— Begin GIVEN MATERIAL —

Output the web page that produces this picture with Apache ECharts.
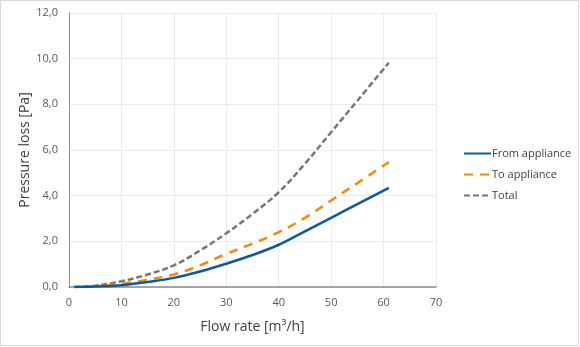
<!DOCTYPE html>
<html>
<head>
<meta charset="utf-8">
<script src="https://cdn.jsdelivr.net/npm/echarts@6/dist/echarts.min.js"></script>
<style>
  html, body { margin: 0; padding: 0; background: #fff; }
  #chart { width: 580px; height: 347px; }
</style>
</head>
<body>
<div id="chart"></div>
<script>
// flow rate [m3/h]
var flow = [1, 5, 10, 15, 20, 25, 30, 35, 40, 45, 50, 55, 61];
// pressure loss [Pa]
var fromAppliance = [0, 0.02, 0.08, 0.22, 0.40, 0.68, 1.02, 1.40, 1.85, 2.44, 3.03, 3.63, 4.34];
var toAppliance = [0, 0.04, 0.14, 0.32, 0.55, 0.95, 1.45, 1.90, 2.40, 3.03, 3.79, 4.55, 5.47];
var total = [0, 0.06, 0.25, 0.55, 0.95, 1.60, 2.35, 3.20, 4.15, 5.40, 6.78, 8.16, 9.82];
var seriesNames = ['From appliance', 'To appliance', 'Total'];

function pairs(ys) {
    return flow.map(function (x, i) { return [x, ys[i]]; });
}

var chart = echarts.init(document.getElementById('chart'));
var font = '"Open Sans", "Noto Sans", sans-serif';

var option = {
    backgroundColor: '#ffffff',
    animation: false,
    textStyle: { fontFamily: font },
    graphic: [{
        type: 'rect',
        shape: { x: 0.5, y: 0.5, width: 578, height: 345 },
        style: { fill: 'none', stroke: '#d9d9d9', lineWidth: 1 }
    }],
    grid: { left: 69, right: 144, top: 13, bottom: 60 },
    legend: {
        orient: 'vertical',
        left: 458,
        top: 143,
        itemWidth: 27,
        itemHeight: 12,
        itemGap: 10,
        itemStyle: { opacity: 0 },
        textStyle: { fontSize: 11, color: '#404040', fontFamily: font, padding: [0, 0, 0, -4] },
        data: seriesNames
    },
    xAxis: {
        type: 'value',
        min: 0, max: 70, interval: 10,
        name: 'Flow rate [m³/h]',
        nameLocation: 'middle',
        nameGap: 33,
        nameMoveOverlap: false,
        nameTextStyle: { fontSize: 14, color: '#404040', fontFamily: font },
        axisLine: { show: true, lineStyle: { color: '#8c8c8c', width: 1.5 } },
        axisTick: { show: false },
        axisLabel: { fontSize: 11, color: '#595959', margin: 10, fontFamily: font },
        splitLine: { show: true, lineStyle: { color: '#ebebeb' } }
    },
    yAxis: {
        type: 'value',
        min: 0, max: 12, interval: 2,
        name: 'Pressure loss [Pa]',
        nameLocation: 'middle',
        nameGap: 37,
        nameMoveOverlap: false,
        nameTextStyle: { fontSize: 14, color: '#404040', fontFamily: font },
        axisLine: { show: true, lineStyle: { color: '#8c8c8c', width: 1 } },
        axisTick: { show: false },
        axisLabel: {
            fontSize: 11, color: '#595959', margin: 11, fontFamily: font,
            formatter: function (v) { return v.toFixed(1).replace('.', ','); }
        },
        splitLine: { show: true, lineStyle: { color: '#ebebeb' } }
    },
    series: [{
        name: seriesNames[0],
        type: 'line',
        smooth: 0.4,
        symbol: 'none',
        data: pairs(fromAppliance),
        lineStyle: { color: '#0b5a9e', width: 2.5 },
        itemStyle: { color: '#0b5a9e' },
        z: 3
    }, {
        name: seriesNames[1],
        type: 'line',
        smooth: 0.4,
        symbol: 'none',
        data: pairs(toAppliance),
        lineStyle: { color: '#f5880f', width: 2.5, type: [9, 7] },
        itemStyle: { color: '#f5880f' },
        z: 2
    }, {
        name: seriesNames[2],
        type: 'line',
        smooth: 0.4,
        symbol: 'none',
        data: pairs(total),
        lineStyle: { color: '#767676', width: 2.5, type: [6, 3] },
        itemStyle: { color: '#767676' },
        z: 1
    }]
};

chart.setOption(option);
</script>
</body>
</html>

— End GIVEN MATERIAL —

Keep every word of the data as it is when you write it out, but drop the pictures.

> TASK RESULT:
Output the web page that produces this picture with Apache ECharts.
<!DOCTYPE html>
<html>
<head>
<meta charset="utf-8">
<script src="https://cdn.jsdelivr.net/npm/echarts@6/dist/echarts.min.js"></script>
<style>
  html, body { margin: 0; padding: 0; background: #fff; }
  #chart { width: 580px; height: 347px; }
</style>
</head>
<body>
<div id="chart"></div>
<script>
// flow rate [m3/h]
var flow = [1, 5, 10, 15, 20, 25, 30, 35, 40, 45, 50, 55, 61];
// pressure loss [Pa]
var fromAppliance = [0, 0.02, 0.08, 0.22, 0.40, 0.68, 1.02, 1.40, 1.85, 2.44, 3.03, 3.63, 4.34];
var toAppliance = [0, 0.04, 0.14, 0.32, 0.55, 0.95, 1.45, 1.90, 2.40, 3.03, 3.79, 4.55, 5.47];
var total = [0, 0.06, 0.25, 0.55, 0.95, 1.60, 2.35, 3.20, 4.15, 5.40, 6.78, 8.16, 9.82];
var seriesNames = ['From appliance', 'To appliance', 'Total'];

function pairs(ys) {
    return flow.map(function (x, i) { return [x, ys[i]]; });
}

var chart = echarts.init(document.getElementById('chart'));
var font = '"Open Sans", "Noto Sans", sans-serif';

var option = {
    backgroundColor: '#ffffff',
    animation: false,
    textStyle: { fontFamily: font },
    graphic: [{
        type: 'rect',
        shape: { x: 0.5, y: 0.5, width: 578, height: 345 },
        style: { fill: 'none', stroke: '#d9d9d9', lineWidth: 1 }
    }],
    grid: { left: 69, right: 144, top: 13, bottom: 60 },
    legend: {
        orient: 'vertical',
        left: 458,
        top: 143,
        itemWidth: 27,
        itemHeight: 12,
        itemGap: 10,
        itemStyle: { opacity: 0 },
        textStyle: { fontSize: 11, color: '#404040', fontFamily: font, padding: [0, 0, 0, -4] },
        data: seriesNames
    },
    xAxis: {
        type: 'value',
        min: 0, max: 70, interval: 10,
        name: 'Flow rate [m³/h]',
        nameLocation: 'middle',
        nameGap: 33,
        nameMoveOverlap: false,
        nameTextStyle: { fontSize: 14, color: '#404040', fontFamily: font },
        axisLine: { show: true, lineStyle: { color: '#8c8c8c', width: 1.5 } },
        axisTick: { show: false },
        axisLabel: { fontSize: 11, color: '#595959', margin: 10, fontFamily: font },
        splitLine: { show: true, lineStyle: { color: '#ebebeb' } }
    },
    yAxis: {
        type: 'value',
        min: 0, max: 12, interval: 2,
        name: 'Pressure loss [Pa]',
        nameLocation: 'middle',
        nameGap: 37,
        nameMoveOverlap: false,
        nameTextStyle: { fontSize: 14, color: '#404040', fontFamily: font },
        axisLine: { show: true, lineStyle: { color: '#8c8c8c', width: 1 } },
        axisTick: { show: false },
        axisLabel: {
            fontSize: 11, color: '#595959', margin: 11, fontFamily: font,
            formatter: function (v) { return v.toFixed(1).replace('.', ','); }
        },
        splitLine: { show: true, lineStyle: { color: '#ebebeb' } }
    },
    series: [{
        name: seriesNames[0],
        type: 'line',
        smooth: 0.4,
        symbol: 'none',
        data: pairs(fromAppliance),
        lineStyle: { color: '#0b5a9e', width: 2.5 },
        itemStyle: { color: '#0b5a9e' },
        z: 3
    }, {
        name: seriesNames[1],
        type: 'line',
        smooth: 0.4,
        symbol: 'none',
        data: pairs(toAppliance),
        lineStyle: { color: '#f5880f', width: 2.5, type: [9, 7] },
        itemStyle: { color: '#f5880f' },
        z: 2
    }, {
        name: seriesNames[2],
        type: 'line',
        smooth: 0.4,
        symbol: 'none',
        data: pairs(total),
        lineStyle: { color: '#767676', width: 2.5, type: [6, 3] },
        itemStyle: { color: '#767676' },
        z: 1
    }]
};

chart.setOption(option);
</script>
</body>
</html>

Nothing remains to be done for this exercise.